J’ai également retrouvé des éléments qui m’ont rappelés mon lycée, comme la scène de la cantine : « Les gens devaient toujours aller à une table et demander s’ils pouvaient s’asseoir. C’était comme si le conseil d’administration s’était rassemblé pour dire : « Comment est-ce qu’on pourrait rendre la vie de nos élèves encore plus difficile ?… Je sais. Mettons-leur un nombre insuffisant de chaises pour déjeuner. » » C’était amusant.

J’ajouterais enfin que le livre se dévore. Le déroulement sur une seule journée de cours évite les longueurs ou les atermoiements sur des mois et rythme ainsi le récit.

Une journée dans un lycée banal pour une plongée intense dans les pensées torturées d’un adolescent. Une critique satirique de la société et de l’adolescence, âge cruel où la masse est reine.

« Je portais le deuil de l’enfant que j’avais été comme s’il s’agissait d’un être cher décédé. »

« Si on ne faisait pas attention, la notion même de progrès risquait de se résumer à un rêve charmant de nos ancêtres. »

La Grande Puterie débile :

« Elle écrase, oppresse et déshumanise, mais elle est plus efficace que Big Brother car nous nous surveillons tous mutuellement, nous sommes nos propres autorités, il n’y a pas d’échappatoire.
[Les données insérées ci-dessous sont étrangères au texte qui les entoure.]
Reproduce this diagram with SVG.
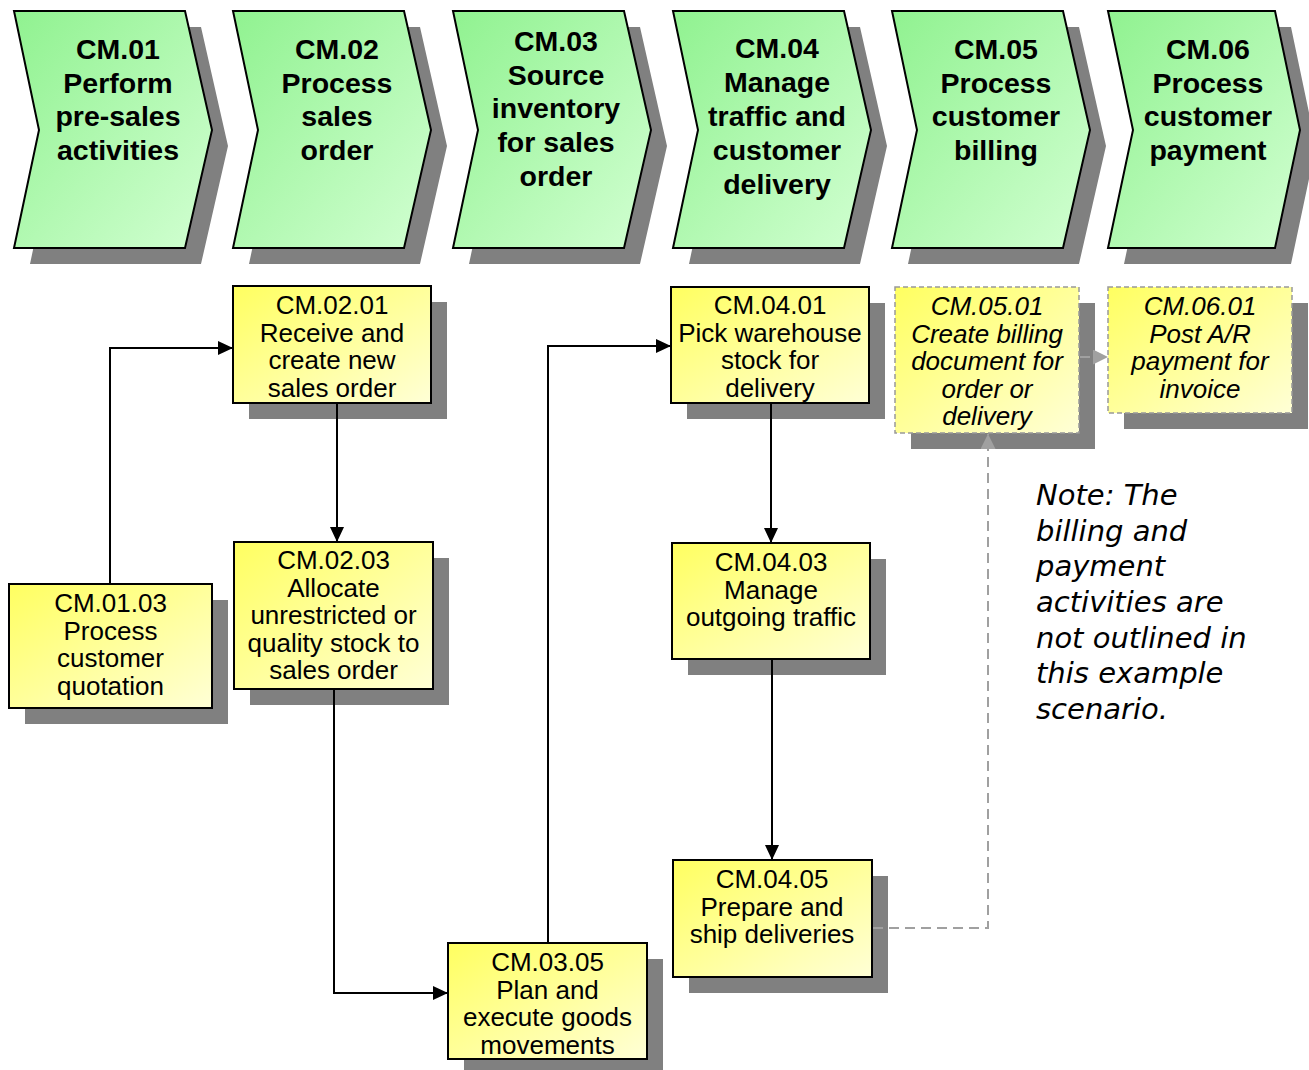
<svg xmlns="http://www.w3.org/2000/svg" width="1309" height="1070" viewBox="0 0 1309 1070">
<style>
  .shadow { fill: #808080; }
  .chev { stroke: #000; stroke-width: 2; fill: url(#gGreen); stroke-linejoin: miter; }
  .box { stroke: #000; stroke-width: 2; fill: url(#gYellow); }
  .dbox { stroke: #999; stroke-width: 1.5; stroke-dasharray: 5 3; fill: url(#gYellow); }
  .ct { font-family: "Liberation Sans", Arial, sans-serif; font-weight: bold; font-size: 28.5px; text-anchor: middle; fill: #000; }
  .bt { font-family: "Liberation Sans", Arial, sans-serif; font-size: 26px; text-anchor: middle; fill: #000; }
  .it { font-style: italic; }
  .note { font-family: "DejaVu Sans", Verdana, sans-serif; font-style: italic; font-size: 29px; fill: #000; }
  .conn { fill: none; stroke: #000; stroke-width: 2; }
  .dconn { fill: none; stroke: #A0A0A0; stroke-width: 2; stroke-dasharray: 10 6; }
</style>
<defs>
  <linearGradient id="gGreen" x1="0" y1="0" x2="1" y2="1">
    <stop offset="0" stop-color="#90F290"/>
    <stop offset="1" stop-color="#D2FFD2"/>
  </linearGradient>
  <linearGradient id="gYellow" x1="0" y1="0" x2="1" y2="1">
    <stop offset="0" stop-color="#FFFF60"/>
    <stop offset="1" stop-color="#FFFFD6"/>
  </linearGradient>
  <marker id="arr" viewBox="0 0 15 14" refX="15" refY="7" markerWidth="15" markerHeight="14" markerUnits="userSpaceOnUse" orient="auto">
    <path d="M0,0 L15,7 L0,14 z" fill="#000"/>
  </marker>
  <marker id="garr" viewBox="0 0 15 15" refX="15" refY="7.5" markerWidth="15" markerHeight="15" markerUnits="userSpaceOnUse" orient="auto">
    <path d="M0,0 L15,7.5 L0,15 z" fill="#A0A0A0"/>
  </marker>
  <clipPath id="c0401"><rect x="671" y="287" width="198" height="116"/></clipPath>
  <clipPath id="c0501"><rect x="895" y="287" width="184" height="146"/></clipPath>
</defs>

<!-- Chevrons -->
<g id="CM01">
  <polygon class="shadow" points="30,27 201,27 228,146 201,264 30,264 55,146"/>
  <polygon class="chev" points="14,11 185,11 212,130 185,248 14,248 39,130"/>
  <text class="ct"><tspan x="118" y="59">CM.01</tspan><tspan x="118" y="93">Perform</tspan><tspan x="118" y="126">pre-sales</tspan><tspan x="118" y="160">activities</tspan></text>
</g>
<g id="CM02">
  <polygon class="shadow" points="249,27 420,27 447,146 420,264 249,264 274,146"/>
  <polygon class="chev" points="233,11 404,11 431,130 404,248 233,248 258,130"/>
  <text class="ct"><tspan x="337" y="59">CM.02</tspan><tspan x="337" y="93">Process</tspan><tspan x="337" y="126">sales</tspan><tspan x="337" y="160">order</tspan></text>
</g>
<g id="CM03">
  <polygon class="shadow" points="469,27 640,27 667,146 640,264 469,264 494,146"/>
  <polygon class="chev" points="453,11 624,11 651,130 624,248 453,248 478,130"/>
  <text class="ct"><tspan x="556" y="51">CM.03</tspan><tspan x="556" y="85">Source</tspan><tspan x="556" y="118">inventory</tspan><tspan x="556" y="152">for sales</tspan><tspan x="556" y="186">order</tspan></text>
</g>
<g id="CM04">
  <polygon class="shadow" points="689,27 860,27 887,146 860,264 689,264 714,146"/>
  <polygon class="chev" points="673,11 844,11 871,130 844,248 673,248 698,130"/>
  <text class="ct"><tspan x="777" y="58">CM.04</tspan><tspan x="777" y="92">Manage</tspan><tspan x="777" y="126">traffic and</tspan><tspan x="777" y="160">customer</tspan><tspan x="777" y="194">delivery</tspan></text>
</g>
<g id="CM05">
  <polygon class="shadow" points="908,27 1079,27 1106,146 1079,264 908,264 933,146"/>
  <polygon class="chev" points="892,11 1063,11 1090,130 1063,248 892,248 917,130"/>
  <text class="ct"><tspan x="996" y="59">CM.05</tspan><tspan x="996" y="93">Process</tspan><tspan x="996" y="126">customer</tspan><tspan x="996" y="160">billing</tspan></text>
</g>
<g id="CM06">
  <polygon class="shadow" points="1124,27 1291,27 1316,146 1291,264 1124,264 1149,146"/>
  <polygon class="chev" points="1108,11 1275,11 1300,130 1275,248 1108,248 1133,130"/>
  <text class="ct"><tspan x="1208" y="59">CM.06</tspan><tspan x="1208" y="93">Process</tspan><tspan x="1208" y="126">customer</tspan><tspan x="1208" y="160">payment</tspan></text>
</g>

<!-- Activity boxes -->
<g id="CM0201">
  <rect class="shadow" x="249" y="302" width="198" height="117"/>
  <rect class="box" x="233" y="286" width="198" height="117"/>
  <text class="bt"><tspan x="332" y="314">CM.02.01</tspan><tspan x="332" y="341.5">Receive and</tspan><tspan x="332" y="369">create new</tspan><tspan x="332" y="396.5">sales order</tspan></text>
</g>
<g id="CM0103">
  <rect class="shadow" x="25" y="600" width="203" height="124"/>
  <rect class="box" x="9" y="584" width="203" height="124"/>
  <text class="bt"><tspan x="110.5" y="612">CM.01.03</tspan><tspan x="110.5" y="639.5">Process</tspan><tspan x="110.5" y="667">customer</tspan><tspan x="110.5" y="694.5">quotation</tspan></text>
</g>
<g id="CM0203">
  <rect class="shadow" x="250" y="558" width="199" height="147"/>
  <rect class="box" x="234" y="542" width="199" height="147"/>
  <text class="bt"><tspan x="333.5" y="569">CM.02.03</tspan><tspan x="333.5" y="596.5">Allocate</tspan><tspan x="333.5" y="624">unrestricted or</tspan><tspan x="333.5" y="651.5">quality stock to</tspan><tspan x="333.5" y="679">sales order</tspan></text>
</g>
<g id="CM0305">
  <rect class="shadow" x="464" y="959" width="199" height="116"/>
  <rect class="box" x="448" y="943" width="199" height="116"/>
  <text class="bt"><tspan x="547.5" y="971">CM.03.05</tspan><tspan x="547.5" y="998.5">Plan and</tspan><tspan x="547.5" y="1026">execute goods</tspan><tspan x="547.5" y="1053.5">movements</tspan></text>
</g>
<g id="CM0401">
  <rect class="shadow" x="687" y="303" width="198" height="116"/>
  <rect class="box" x="671" y="287" width="198" height="116"/>
  <text class="bt" clip-path="url(#c0401)"><tspan x="770" y="314">CM.04.01</tspan><tspan x="770" y="341.5">Pick warehouse</tspan><tspan x="770" y="369">stock for</tspan><tspan x="770" y="396.5">delivery</tspan></text>
</g>
<g id="CM0403">
  <rect class="shadow" x="688" y="559" width="198" height="116"/>
  <rect class="box" x="672" y="543" width="198" height="116"/>
  <text class="bt"><tspan x="771" y="571">CM.04.03</tspan><tspan x="771" y="598.5">Manage</tspan><tspan x="771" y="626">outgoing traffic</tspan></text>
</g>
<g id="CM0405">
  <rect class="shadow" x="689" y="876" width="199" height="117"/>
  <rect class="box" x="673" y="860" width="199" height="117"/>
  <text class="bt"><tspan x="772" y="888">CM.04.05</tspan><tspan x="772" y="915.5">Prepare and</tspan><tspan x="772" y="943">ship deliveries</tspan></text>
</g>
<g id="CM0501">
  <rect class="shadow" x="911" y="303" width="184" height="146"/>
  <rect class="dbox" x="895" y="287" width="184" height="146"/>
  <text class="bt it" clip-path="url(#c0501)"><tspan x="987" y="315">CM.05.01</tspan><tspan x="987" y="342.5">Create billing</tspan><tspan x="987" y="370">document for</tspan><tspan x="987" y="397.5">order or</tspan><tspan x="987" y="425">delivery</tspan></text>
</g>
<g id="CM0601">
  <rect class="shadow" x="1124" y="303" width="184" height="126"/>
  <rect class="dbox" x="1108" y="287" width="184" height="126"/>
  <text class="bt it"><tspan x="1200" y="315">CM.06.01</tspan><tspan x="1200" y="342.5">Post A/R</tspan><tspan x="1200" y="370">payment for</tspan><tspan x="1200" y="397.5">invoice</tspan></text>
</g>

<!-- Note -->
<g id="note">
  <text class="note"><tspan x="1036" y="505">Note: The</tspan><tspan x="1036" y="541">billing and</tspan><tspan x="1036" y="576">payment</tspan><tspan x="1036" y="612">activities are</tspan><tspan x="1036" y="648">not outlined in</tspan><tspan x="1036" y="683">this example</tspan><tspan x="1036" y="719">scenario.</tspan></text>
</g>

<!-- Connectors -->
<g id="connectors">
  <path class="conn" d="M110,584 V348 H233" marker-end="url(#arr)"/>
  <path class="conn" d="M337,403 V542" marker-end="url(#arr)"/>
  <path class="conn" d="M334,689 V993 H448" marker-end="url(#arr)"/>
  <path class="conn" d="M548,943 V346 H671" marker-end="url(#arr)"/>
  <path class="conn" d="M771,403 V543" marker-end="url(#arr)"/>
  <path class="conn" d="M772,659 V860" marker-end="url(#arr)"/>
  <path class="dconn" d="M873,928 H988 V434" marker-end="url(#garr)"/>
  <path class="dconn" d="M1080,357 H1108" marker-end="url(#garr)"/>
</g>
</svg>
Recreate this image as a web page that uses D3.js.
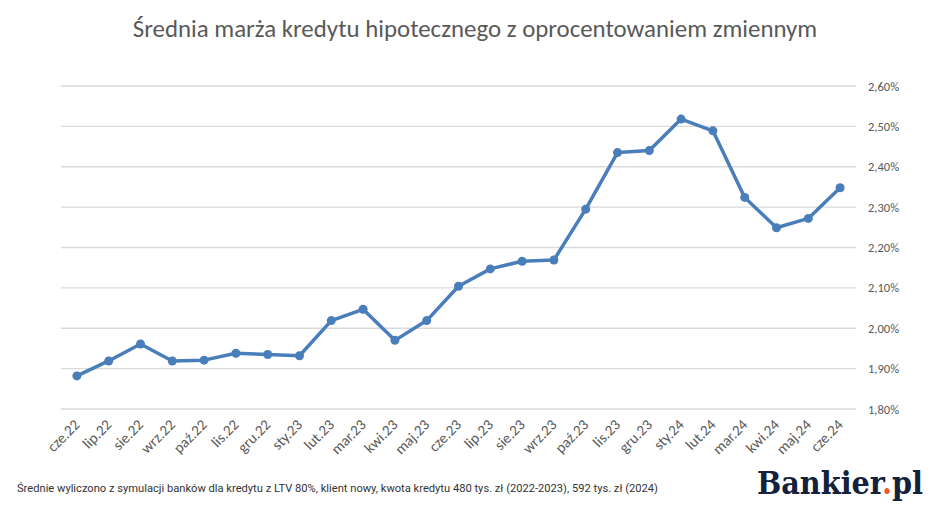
<!DOCTYPE html>
<html>
<head>
<meta charset="utf-8">
<script src="https://cdn.jsdelivr.net/npm/d3@7"></script>
<style>
  body { margin: 0; background: #fff; }
  text { font-family: Carlito, Calibri, "Open Sans", sans-serif; }
</style>
</head>
<body>
<svg id="chart" width="948" height="510"></svg>
<script>
var months = ["cze.22", "lip.22", "sie.22", "wrz.22", "paź.22", "lis.22", "gru.22", "sty.23",
  "lut.23", "mar.23", "kwi.23", "maj.23", "cze.23", "lip.23", "sie.23", "wrz.23", "paź.23",
  "lis.23", "gru.23", "sty.24", "lut.24", "mar.24", "kwi.24", "maj.24", "cze.24"];

var margins = [1.882, 1.919, 1.961, 1.919, 1.921, 1.938, 1.935, 1.932,
  2.019, 2.047, 1.970, 2.019, 2.104, 2.147, 2.166, 2.169, 2.295,
  2.435, 2.440, 2.518, 2.489, 2.324, 2.249, 2.272, 2.348];

var yTicks = [1.8, 1.9, 2.0, 2.1, 2.2, 2.3, 2.4, 2.5, 2.6];

var titleText = "Średnia marża kredytu hipotecznego z oprocentowaniem zmiennym";
var noteText = "Średnie wyliczono z symulacji banków dla kredytu z LTV 80%, klient nowy, kwota kredytu 480 tys. zł (2022-2023), 592 tys. zł (2024)";

var svg = d3.select("#chart");
var width = 948;
var plotLeft = 61, plotRight = 856, plotTop = 86, plotBottom = 409;
var grey = "#595959";
var blue = "#4a7ebb";

var x = d3.scaleBand()
  .domain(months)
  .range([plotLeft, plotRight]);

var y = d3.scaleLinear()
  .domain([1.8, 2.6])
  .range([plotBottom, plotTop]);

var fmt = function(v) { return d3.format(".2f")(v).replace(".", ",") + "%"; };

// fit text to a given width by shrinking/growing font size
function fitWidth(sel, w) {
  var len = sel.node().getComputedTextLength();
  var fs = parseFloat(sel.attr("font-size"));
  sel.attr("font-size", fs * w / len);
}

// title
var title = svg.append("text")
  .attr("x", width / 2 + 1).attr("y", 37)
  .attr("text-anchor", "middle")
  .attr("font-size", 24)
  .attr("fill", grey)
  .text(titleText);
fitWidth(title, 685);

// gridlines
svg.append("g")
  .selectAll("line")
  .data(yTicks)
  .enter()
  .append("line")
    .attr("x1", plotLeft).attr("x2", plotRight)
    .attr("y1", function(d) { return y(d); })
    .attr("y2", function(d) { return y(d); })
    .attr("stroke", "#d9d9d9")
    .attr("stroke-width", 1.3);

// right axis labels
var yAxis = svg.append("g")
  .attr("transform", "translate(" + plotRight + ",0)")
  .call(d3.axisRight(y).tickValues(yTicks).tickFormat(fmt).tickSize(0).tickPadding(12));
yAxis.select(".domain").remove();
yAxis.selectAll("text")
  .attr("fill", grey)
  .attr("font-size", 12.5)
  .style("font-family", "Carlito, Calibri, 'Open Sans', sans-serif");

// x labels, rotated
var xAxis = svg.append("g")
  .attr("transform", "translate(0," + plotBottom + ")")
  .call(d3.axisBottom(x).tickSize(0).tickPadding(0));
xAxis.select(".domain").remove();
xAxis.selectAll("text")
  .attr("fill", grey)
  .attr("font-size", 15)
  .style("font-family", "Carlito, Calibri, 'Open Sans', sans-serif")
  .attr("text-anchor", "end")
  .attr("y", 0)
  .attr("dy", "0.35em")
  .attr("transform", "translate(0,13) rotate(-45)");

// line + markers
var cx = function(d, i) { return x(months[i]) + x.bandwidth() / 2; };

svg.append("path")
  .datum(margins)
  .attr("fill", "none")
  .attr("stroke", blue)
  .attr("stroke-width", 3.5)
  .attr("stroke-linejoin", "round")
  .attr("d", d3.line().x(cx).y(function(d) { return y(d); }));

svg.append("g")
  .selectAll("circle")
  .data(margins)
  .enter()
  .append("circle")
    .attr("cx", cx)
    .attr("cy", function(d) { return y(d); })
    .attr("r", 4.5)
    .attr("fill", blue);

// footnote
var note = svg.append("text")
  .attr("x", 17).attr("y", 492)
  .attr("font-size", 12)
  .attr("fill", "#333")
  .style("font-family", "Roboto, 'DejaVu Sans Condensed', sans-serif")
  .text(noteText);
fitWidth(note, 642);

// logo
var logo = svg.append("text")
  .attr("x", 757).attr("y", 494)
  .attr("font-size", 32)
  .attr("font-weight", "bold")
  .attr("fill", "#14213d")
  .style("font-family", "'DejaVu Serif Condensed', 'DejaVu Serif', serif");
logo.append("tspan").text("Bankier");
logo.append("tspan").attr("fill", "#f15a24").text(".");
logo.append("tspan").text("pl");
fitWidth(logo, 166);
</script>
</body>
</html>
Je n’insisterai jamais assez sur un point : la Grande Puterie débile met le monde en état de décomposition, mais l’espoir réside dans l’individu qui parvient à vivre dans la Prostitution tout en pensant par lui-même. »

« J’avais l’impression que chaque personne que j’avais connue m’avait hurlé « non » au visage. Mon cœur avait déjà été brisé tant de fois qu’il devait être méconnaissable. Il devait plutôt ressembler à une protubérance desséchée, calcifiée de désir, mais qui continuait de battre malgré elle au rythme de cette névrose romantique que je pourrais bien appeler comme tout le monde : l’amour. »

« Une personne a plus de manières de devenir mauvaise que le contraire. »

Seul contre Osbourne, Joey Goebel. Editions Héloïse d’Ormesson, 2015 (2013 pour l’édition originale). Traduit de l’anglais (Etats-Unis) par Samuel Sfez. 384 pages.